Deus ex Machina or The Hero with a Thousand Faces

"Any world is a valid world if it's alive. The thing to do is to bring life to it, and the only way to do that is to find in your own case where the life is and become alive yourself." 

Joseph Campbell



When Joseph Campbell, the author of The Hero with a Thousand Faces presented his view on the comparison of Prometheus and Jesus in the often-cited and highly publicized interview with Bill Moyers on Public Television, he could as easily have been talking about science and the visual arts.

To many, science embodies the rational and analytical end of human experience, while art comes from the empathic and expressive. Science can prove truths to us, while art can only make us feel them.

These differences are compounded as science becomes responsible for the official narrative of our lives, through medicine and genetics, while contemporary art retains a mystical 'outsider' status, in its intellectual obscurity. Nevertheless, where science meets art and the two work together, the result can be extraordinarily productive, as horizons are broadened and gaps in our understanding of both are filled.

In the 20th century, science has revolutionized art’s means of production, from the introduction of fast-drying polymer-based acrylic paints in the 1960s to the ubiquity of computer-based image generation today. Science has also offered us a key to some of the traditional mysteries of artistic practice. For example, R.C. Miall and Dr John Tchalenko's 'painter's eye' project attempted to demystify the way in which a painter transfers the image of a model to paper by tracking eye and hand movements to discover the length of an artist’s visual memory: the time during which he or she can maintain the image in the mind as it is transferred to paper or canvas. 



Science and art both rely on observation and synthesis: taking what is seen and creating something new from it. Our society could hardly exist without either, but when they come together our culture is enriched, sometimes in unexpected ways.

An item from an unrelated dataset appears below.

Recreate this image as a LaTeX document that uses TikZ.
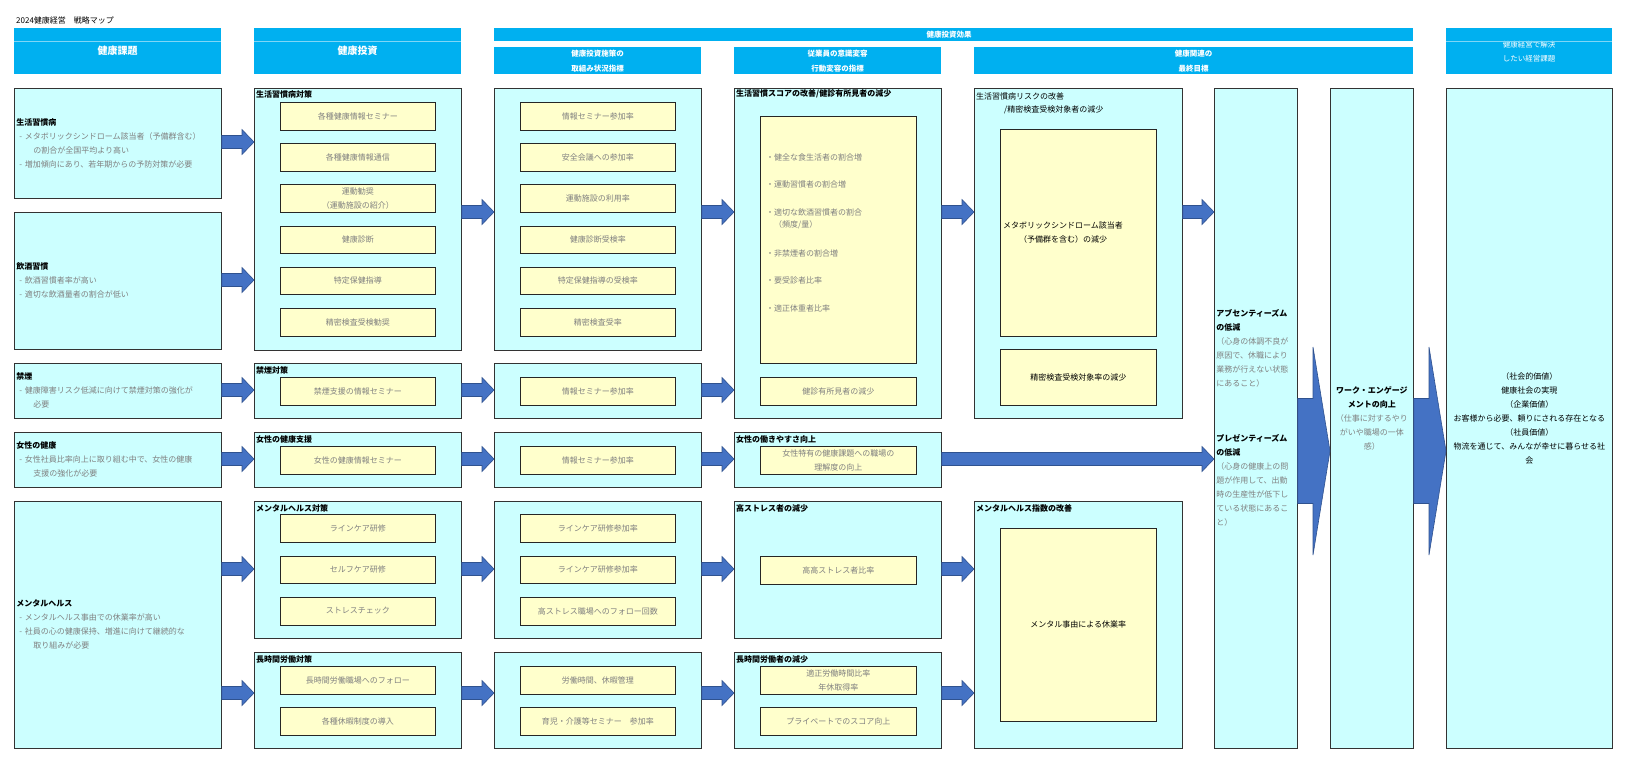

Approaching the artist Marie Luce Nadal's work is to accept uncertainties, to summon so-called antinomic notions, to get lost in the encounter of territories and finally to realize that there is nothing arbitrary in this entanglement of knowledge.

Her training reveals her interest in the mixing of genres, from her studies in architecture to her training at the Arts Décoratifs de Paris, to her thesis carried out in collaboration with the PMMH Laboratory (Physique et Mécanique des Milieux Hétérogènes) in Paris.

Her work comes naturally from this alliance between science and art, an alliance that has little to do with those maintained by Renaissance artists, namely a common desire to get as close as possible to reality. Marie-Luce Nadal highlights the different forms that artistic and scientific research can take, whether in the systematic experimentation of materials, techniques, the formulation of ideas or the manufacturing process.

However, and above all, it is through the place given to the imagination that she weaves her strongest link between her fields of research. This imagination can sometimes lead to madness when it comes to quantifying, capturing, materializing what escapes us and exceeds us.



Eolorium was developed during a year of immersion in a Laboratory of Physics and Fluid Mechanics where she attended numerous seminars. During the latter, she lets her mind wander to the sound of the words she hears. From this raw, impalpable material, she will make a recording of it in the form of geological strata.

Printed in 3D and enclosed in an aquarium, the graphics have given way to a shaky territory, between sky and earth, between shadow and light. This uncertain territory, protected by glass plates, then becomes a sacred relic whose access is both open to us and refused because of the transparency of the material that forms the rampart. This aquarium motif reappears in her room La fabrique du vaporeux, a kind of Promethean machine capable of creating cloud extracts.

To make this possible, Marie-Luce captures cloud particles and electrical storm residues and reduces them into extracts so that they can be reproduced at will.


La Fabrique du vaporeux, Palais de Tokyo © Marie-Luce Nadal

In these terms, Deus Ex Machina could reflect our relationship to nature. Between spectacular scientific advances, an unprecedented ecological crisis and a neo-colonialism that extends to all natural resources this capture of an eminently natural movement reveals the ambiguous attachment we have with it - either as a parameter of social evolution or as a parody of the divine power.

And it is undoubtedly from this ambivalence that Marie-Luce Nadal's work draws its strength. The capacity to highlight this fundamentally human will to control and subordinate our environment and at the same time this fascination for its resistance and indocility towards us.